L’Espé  (Ecole supérieure du professorat et de l’éducation) de Grenoble n’est habilitée à délivrer le master MEEF (métiers de l’enseignement, de l’éducation et de la formation) que pour un an. Un paradoxe alors que vous-même présidez un comité de suivi des Espé ! Quelles sont les raisons de cette habilitation restreinte ?

Tout d’abord, il nous a manqué du temps. Ce n’est pas si simple de mettre d’accord universités, UFR et ex-IUFM. Par ailleurs, à Grenoble, il existe un réel fossé entre l’universitaire et le scolaire. Ces deux mondes ont beaucoup de mal à travailler ensemble. Or, la loi ESR l’exige. L’enseignement disciplinaire ne peut plus être séparé du pédagogique.

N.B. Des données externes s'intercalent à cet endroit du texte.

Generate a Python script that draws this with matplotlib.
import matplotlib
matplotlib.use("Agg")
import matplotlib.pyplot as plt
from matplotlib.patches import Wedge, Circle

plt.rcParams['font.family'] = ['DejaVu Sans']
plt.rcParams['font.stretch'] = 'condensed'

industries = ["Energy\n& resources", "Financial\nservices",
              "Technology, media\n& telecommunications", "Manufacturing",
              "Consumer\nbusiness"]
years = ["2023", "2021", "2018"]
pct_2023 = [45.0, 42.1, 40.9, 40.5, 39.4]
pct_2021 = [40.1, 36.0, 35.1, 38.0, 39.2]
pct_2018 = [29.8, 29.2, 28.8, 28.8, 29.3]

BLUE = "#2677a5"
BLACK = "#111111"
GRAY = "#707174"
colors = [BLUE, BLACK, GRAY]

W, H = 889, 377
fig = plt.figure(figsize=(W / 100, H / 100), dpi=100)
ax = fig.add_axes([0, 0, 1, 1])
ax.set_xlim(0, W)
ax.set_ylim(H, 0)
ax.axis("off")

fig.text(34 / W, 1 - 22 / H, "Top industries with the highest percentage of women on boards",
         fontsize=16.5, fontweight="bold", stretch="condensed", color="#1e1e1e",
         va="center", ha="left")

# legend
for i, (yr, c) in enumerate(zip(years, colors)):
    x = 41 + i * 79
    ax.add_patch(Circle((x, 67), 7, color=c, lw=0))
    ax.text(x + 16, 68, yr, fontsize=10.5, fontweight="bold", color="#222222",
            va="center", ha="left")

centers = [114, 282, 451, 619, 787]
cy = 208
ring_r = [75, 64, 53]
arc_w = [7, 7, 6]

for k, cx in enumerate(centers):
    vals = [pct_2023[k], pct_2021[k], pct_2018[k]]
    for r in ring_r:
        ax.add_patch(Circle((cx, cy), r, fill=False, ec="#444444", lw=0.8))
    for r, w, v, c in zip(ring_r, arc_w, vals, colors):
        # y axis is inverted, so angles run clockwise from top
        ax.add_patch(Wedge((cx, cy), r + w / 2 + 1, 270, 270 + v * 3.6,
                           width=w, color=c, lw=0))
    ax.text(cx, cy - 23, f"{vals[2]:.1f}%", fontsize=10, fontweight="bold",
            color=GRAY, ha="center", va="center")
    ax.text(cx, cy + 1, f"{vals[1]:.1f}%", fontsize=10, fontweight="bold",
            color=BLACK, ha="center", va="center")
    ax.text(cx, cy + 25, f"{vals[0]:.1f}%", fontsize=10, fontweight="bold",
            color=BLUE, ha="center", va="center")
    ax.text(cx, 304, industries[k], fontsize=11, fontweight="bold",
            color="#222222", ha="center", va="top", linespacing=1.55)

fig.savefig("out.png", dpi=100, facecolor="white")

Ici, le modèle qui prévaut est encore celui que l’enseignant doit d’abord obtenir un haut niveau de connaissance académique, avant d’apprendre à transmettre. À l’université de préparer les enseignants jusqu’au concours ; au secondaire d’assurer la formation professionnelle !

A Grenoble, il existe un réel fossé entre l’universitaire et le scolaire. Ces deux mondes ont beaucoup de mal à travailler ensemble

Comment allez-vous faire pour rapprocher ces deux mondes ?

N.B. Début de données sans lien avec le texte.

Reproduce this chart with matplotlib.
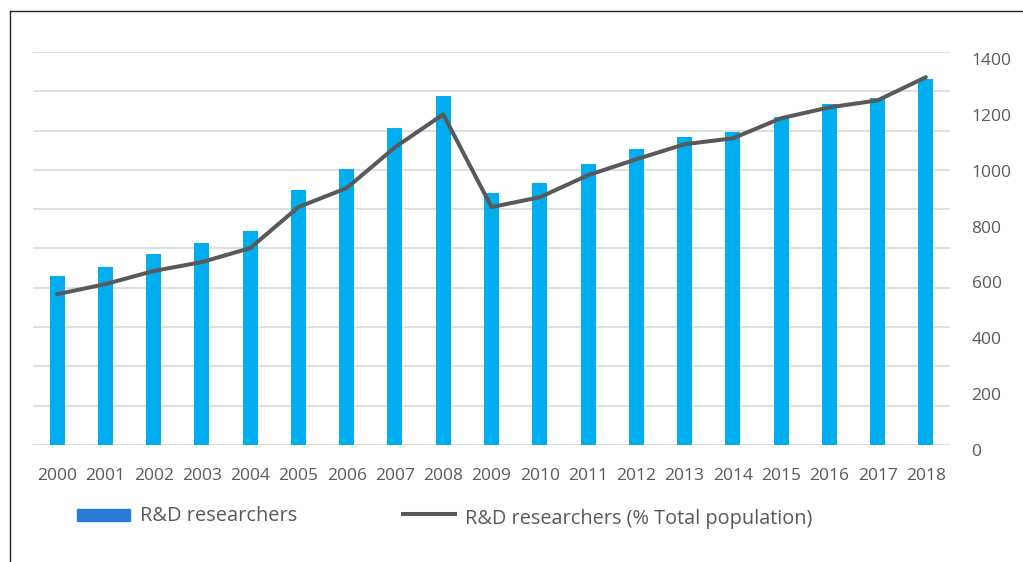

Mon objectif est que l’université et l’enseignement scolaire se connaissent mieux. Les responsables de master MEEF doivent aller dans les établissements scolaires assister à des cours et rencontrer les équipes pédagogiques et, réciproquement, les acteurs de l’école doivent se rendre dans les universités.

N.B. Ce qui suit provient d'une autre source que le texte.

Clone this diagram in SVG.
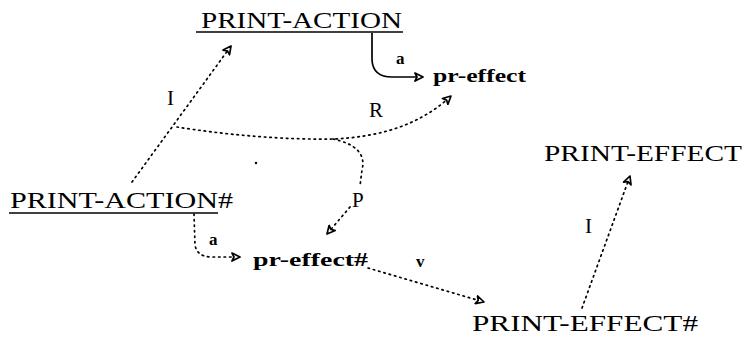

J’ai demandé à ce que soient constitués des binômes composés d’un responsable de master MEEF et d’un référent (IPR, IEN) côté scolaire, cela devrait faciliter le travail en concertation et une meilleure prise en compte des spécificités de chacun.

La loi ESR prévoit la fixation de quotas de bacheliers pro et techno dans les filières d'IUT et de BTS. Où en êtes-vous ?

Les premiers résultats des analyses APB (Admission post bac) laissent apparaître qu’un tiers des lycéens professionnels qui souhaitent poursuivre des études dans l’enseignement supérieur n’ont pas trouvé de place en BTS ou IUT. Il faut absolument revoir cela ! On sait très bien que si ces élèves se retrouvent à l’université, la probabilité qu’ils échouent est très élevée.

Les directeurs de BTS et IUT grenoblois ont tendance à préférer les jeunes bacheliers de la voie générale. Je vais donc fixer, en concertation avec eux, des quotas pour les bacheliers professionnels et technologiques avant Noël. Je souhaite également que l’on réfléchisse à l’accueil de ces bacheliers dans ces filières de façon à leur garantir une plus grande réussite. En la matière, les marges de manœuvre sont importantes.

Nous allons fixer des quotas pour les bacheliers professionnels et technologiques avant Noël

Quels sont vos autres projets pour les mois à venir ?

Le numérique ! C’est un formidable intégrateur de l’activité pédagogique. Or, notre académie s’est jusqu’alors moins intéressée à la pédagogie qu’au résultat. Le numérique va nous aider à adopter une démarche exactement inverse.

Vous avez été le "monsieur formation" de la ministre de l’Enseignement supérieur et de la Recherche. Est-ce un atout pour diriger une académie ?

Mon expérience professionnelle me permet aujourd’hui d’avoir une vision plus large, plus riche et plus stratégique du métier de recteur. Les personnes que je rencontre dans les écoles, les collèges, les universités sont en quête de sens sur les lois, qu’il s’agisse de celles de l’école ou de celle de l’enseignement supérieur.

De par les fonctions que j’ai occupées auprès de Geneviève Fioraso, je suis particulièrement bien placé pour donner lecture à nos équipes de ces lois et faciliter leur mise en œuvre locale.